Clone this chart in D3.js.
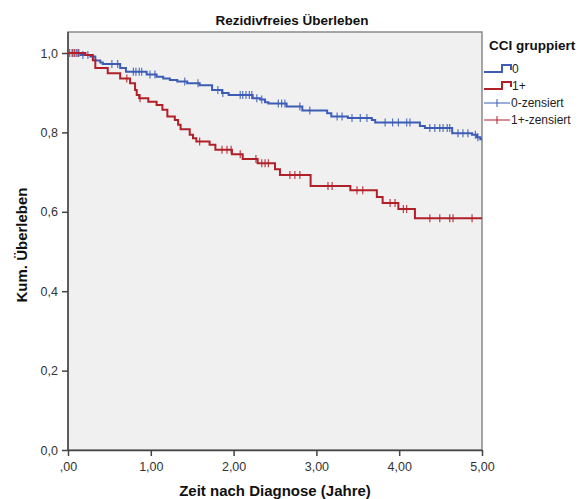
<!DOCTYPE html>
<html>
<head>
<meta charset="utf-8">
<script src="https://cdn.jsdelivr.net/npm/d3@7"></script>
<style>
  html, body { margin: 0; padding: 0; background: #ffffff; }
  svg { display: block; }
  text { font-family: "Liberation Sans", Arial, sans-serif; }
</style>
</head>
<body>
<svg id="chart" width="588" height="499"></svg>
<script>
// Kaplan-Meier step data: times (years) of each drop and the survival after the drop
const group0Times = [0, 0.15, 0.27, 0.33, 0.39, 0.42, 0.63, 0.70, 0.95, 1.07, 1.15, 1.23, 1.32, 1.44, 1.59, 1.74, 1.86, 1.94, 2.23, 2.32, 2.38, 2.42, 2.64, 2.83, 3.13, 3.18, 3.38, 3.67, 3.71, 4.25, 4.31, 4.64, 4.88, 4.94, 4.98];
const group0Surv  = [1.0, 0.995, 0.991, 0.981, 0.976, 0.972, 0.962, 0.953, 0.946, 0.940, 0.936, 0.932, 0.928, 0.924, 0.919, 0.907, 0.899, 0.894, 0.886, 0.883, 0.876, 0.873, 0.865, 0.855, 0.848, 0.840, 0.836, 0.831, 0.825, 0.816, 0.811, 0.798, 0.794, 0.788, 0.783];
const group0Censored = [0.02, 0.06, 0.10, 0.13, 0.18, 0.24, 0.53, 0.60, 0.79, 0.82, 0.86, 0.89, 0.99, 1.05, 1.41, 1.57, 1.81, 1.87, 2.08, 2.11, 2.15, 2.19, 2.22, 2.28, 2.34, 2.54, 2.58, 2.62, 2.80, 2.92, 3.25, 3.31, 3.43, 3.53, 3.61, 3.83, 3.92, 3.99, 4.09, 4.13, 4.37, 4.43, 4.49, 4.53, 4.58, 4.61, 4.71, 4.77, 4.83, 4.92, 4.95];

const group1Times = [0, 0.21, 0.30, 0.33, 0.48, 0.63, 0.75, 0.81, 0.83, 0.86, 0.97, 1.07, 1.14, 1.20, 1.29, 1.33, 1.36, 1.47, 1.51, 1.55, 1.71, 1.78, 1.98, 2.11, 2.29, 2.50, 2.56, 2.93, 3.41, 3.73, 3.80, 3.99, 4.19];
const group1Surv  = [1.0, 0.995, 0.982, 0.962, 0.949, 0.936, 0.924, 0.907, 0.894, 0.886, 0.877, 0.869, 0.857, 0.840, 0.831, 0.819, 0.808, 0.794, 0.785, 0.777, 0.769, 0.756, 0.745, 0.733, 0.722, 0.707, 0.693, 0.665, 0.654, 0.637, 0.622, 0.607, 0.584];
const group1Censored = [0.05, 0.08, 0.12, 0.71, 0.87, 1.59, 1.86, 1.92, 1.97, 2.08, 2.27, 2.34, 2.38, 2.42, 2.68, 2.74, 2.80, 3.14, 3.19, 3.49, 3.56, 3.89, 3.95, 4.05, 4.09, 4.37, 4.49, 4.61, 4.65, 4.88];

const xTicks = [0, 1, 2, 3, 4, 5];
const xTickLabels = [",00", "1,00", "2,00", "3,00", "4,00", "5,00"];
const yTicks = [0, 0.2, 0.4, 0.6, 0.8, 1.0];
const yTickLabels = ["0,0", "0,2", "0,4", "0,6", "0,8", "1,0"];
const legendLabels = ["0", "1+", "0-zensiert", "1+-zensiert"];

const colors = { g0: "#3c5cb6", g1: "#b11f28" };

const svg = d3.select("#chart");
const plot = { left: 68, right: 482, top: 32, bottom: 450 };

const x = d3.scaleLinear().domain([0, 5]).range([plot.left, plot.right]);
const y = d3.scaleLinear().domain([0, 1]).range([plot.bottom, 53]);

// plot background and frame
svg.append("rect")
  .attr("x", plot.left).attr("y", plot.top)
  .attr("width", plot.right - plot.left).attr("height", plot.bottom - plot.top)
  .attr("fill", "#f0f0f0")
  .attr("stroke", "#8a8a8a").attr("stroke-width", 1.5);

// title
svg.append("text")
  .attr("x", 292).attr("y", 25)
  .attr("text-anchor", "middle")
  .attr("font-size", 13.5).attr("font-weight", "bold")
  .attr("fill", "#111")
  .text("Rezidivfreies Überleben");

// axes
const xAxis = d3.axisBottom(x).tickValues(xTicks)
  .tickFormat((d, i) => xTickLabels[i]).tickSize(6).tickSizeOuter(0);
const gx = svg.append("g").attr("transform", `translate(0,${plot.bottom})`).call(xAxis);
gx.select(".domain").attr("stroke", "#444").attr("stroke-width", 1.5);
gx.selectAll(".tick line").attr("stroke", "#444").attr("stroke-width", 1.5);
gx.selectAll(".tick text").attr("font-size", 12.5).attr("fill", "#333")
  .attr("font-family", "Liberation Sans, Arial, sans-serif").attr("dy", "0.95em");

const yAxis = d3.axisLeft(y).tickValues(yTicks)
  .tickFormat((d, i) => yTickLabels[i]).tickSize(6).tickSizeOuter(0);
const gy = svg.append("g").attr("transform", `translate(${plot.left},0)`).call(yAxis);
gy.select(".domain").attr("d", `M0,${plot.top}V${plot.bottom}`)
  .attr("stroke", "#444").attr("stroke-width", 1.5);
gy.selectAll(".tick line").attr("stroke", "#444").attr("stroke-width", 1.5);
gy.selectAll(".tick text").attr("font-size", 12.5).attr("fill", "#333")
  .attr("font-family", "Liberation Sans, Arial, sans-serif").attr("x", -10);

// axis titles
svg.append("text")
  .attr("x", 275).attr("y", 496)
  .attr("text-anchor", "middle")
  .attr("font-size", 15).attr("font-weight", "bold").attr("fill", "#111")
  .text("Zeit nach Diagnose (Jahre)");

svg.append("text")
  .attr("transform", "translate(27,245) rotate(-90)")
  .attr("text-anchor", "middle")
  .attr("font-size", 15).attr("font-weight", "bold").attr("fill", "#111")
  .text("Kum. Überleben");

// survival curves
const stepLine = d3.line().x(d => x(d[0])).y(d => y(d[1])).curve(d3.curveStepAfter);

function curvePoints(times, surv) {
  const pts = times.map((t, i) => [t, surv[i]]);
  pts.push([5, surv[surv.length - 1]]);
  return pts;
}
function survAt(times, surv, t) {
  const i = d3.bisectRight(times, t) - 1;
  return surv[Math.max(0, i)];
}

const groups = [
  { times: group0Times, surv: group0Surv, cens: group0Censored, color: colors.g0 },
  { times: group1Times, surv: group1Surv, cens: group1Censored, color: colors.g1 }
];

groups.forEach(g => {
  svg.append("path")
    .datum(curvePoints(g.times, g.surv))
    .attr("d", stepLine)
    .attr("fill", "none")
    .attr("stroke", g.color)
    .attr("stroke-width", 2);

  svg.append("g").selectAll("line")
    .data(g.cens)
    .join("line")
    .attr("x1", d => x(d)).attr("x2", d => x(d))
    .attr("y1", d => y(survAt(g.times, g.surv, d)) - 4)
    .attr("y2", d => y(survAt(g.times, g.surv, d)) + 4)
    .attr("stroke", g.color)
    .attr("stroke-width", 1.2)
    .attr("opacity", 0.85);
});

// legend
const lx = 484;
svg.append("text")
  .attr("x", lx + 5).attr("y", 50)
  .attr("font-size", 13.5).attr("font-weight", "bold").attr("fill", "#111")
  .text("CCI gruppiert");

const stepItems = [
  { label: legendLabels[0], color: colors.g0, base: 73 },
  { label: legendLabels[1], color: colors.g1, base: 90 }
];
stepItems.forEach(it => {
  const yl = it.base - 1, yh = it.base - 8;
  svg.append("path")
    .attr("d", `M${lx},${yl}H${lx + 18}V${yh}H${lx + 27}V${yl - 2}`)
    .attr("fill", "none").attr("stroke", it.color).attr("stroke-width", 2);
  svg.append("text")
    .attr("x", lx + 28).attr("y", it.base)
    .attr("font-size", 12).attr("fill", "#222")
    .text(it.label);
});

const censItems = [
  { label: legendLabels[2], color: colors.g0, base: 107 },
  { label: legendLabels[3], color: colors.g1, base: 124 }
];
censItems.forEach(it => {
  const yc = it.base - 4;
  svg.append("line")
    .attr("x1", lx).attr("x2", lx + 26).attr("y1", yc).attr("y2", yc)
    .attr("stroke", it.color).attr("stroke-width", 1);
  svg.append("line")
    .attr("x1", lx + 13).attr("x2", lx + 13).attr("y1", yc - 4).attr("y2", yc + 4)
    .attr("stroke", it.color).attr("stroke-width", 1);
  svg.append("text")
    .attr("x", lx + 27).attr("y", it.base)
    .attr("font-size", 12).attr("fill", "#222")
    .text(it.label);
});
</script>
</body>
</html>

*****

EXERCISE OBJECTIVE
Starting with the first line of the data above and ending with the line containing "4.83, 4.92, 4.95];", please restate every line exactly, leaving images out.

RESPONSE TO THE TASK
Clone this chart in D3.js.
<!DOCTYPE html>
<html>
<head>
<meta charset="utf-8">
<script src="https://cdn.jsdelivr.net/npm/d3@7"></script>
<style>
  html, body { margin: 0; padding: 0; background: #ffffff; }
  svg { display: block; }
  text { font-family: "Liberation Sans", Arial, sans-serif; }
</style>
</head>
<body>
<svg id="chart" width="588" height="499"></svg>
<script>
// Kaplan-Meier step data: times (years) of each drop and the survival after the drop
const group0Times = [0, 0.15, 0.27, 0.33, 0.39, 0.42, 0.63, 0.70, 0.95, 1.07, 1.15, 1.23, 1.32, 1.44, 1.59, 1.74, 1.86, 1.94, 2.23, 2.32, 2.38, 2.42, 2.64, 2.83, 3.13, 3.18, 3.38, 3.67, 3.71, 4.25, 4.31, 4.64, 4.88, 4.94, 4.98];
const group0Surv  = [1.0, 0.995, 0.991, 0.981, 0.976, 0.972, 0.962, 0.953, 0.946, 0.940, 0.936, 0.932, 0.928, 0.924, 0.919, 0.907, 0.899, 0.894, 0.886, 0.883, 0.876, 0.873, 0.865, 0.855, 0.848, 0.840, 0.836, 0.831, 0.825, 0.816, 0.811, 0.798, 0.794, 0.788, 0.783];
const group0Censored = [0.02, 0.06, 0.10, 0.13, 0.18, 0.24, 0.53, 0.60, 0.79, 0.82, 0.86, 0.89, 0.99, 1.05, 1.41, 1.57, 1.81, 1.87, 2.08, 2.11, 2.15, 2.19, 2.22, 2.28, 2.34, 2.54, 2.58, 2.62, 2.80, 2.92, 3.25, 3.31, 3.43, 3.53, 3.61, 3.83, 3.92, 3.99, 4.09, 4.13, 4.37, 4.43, 4.49, 4.53, 4.58, 4.61, 4.71, 4.77, 4.83, 4.92, 4.95];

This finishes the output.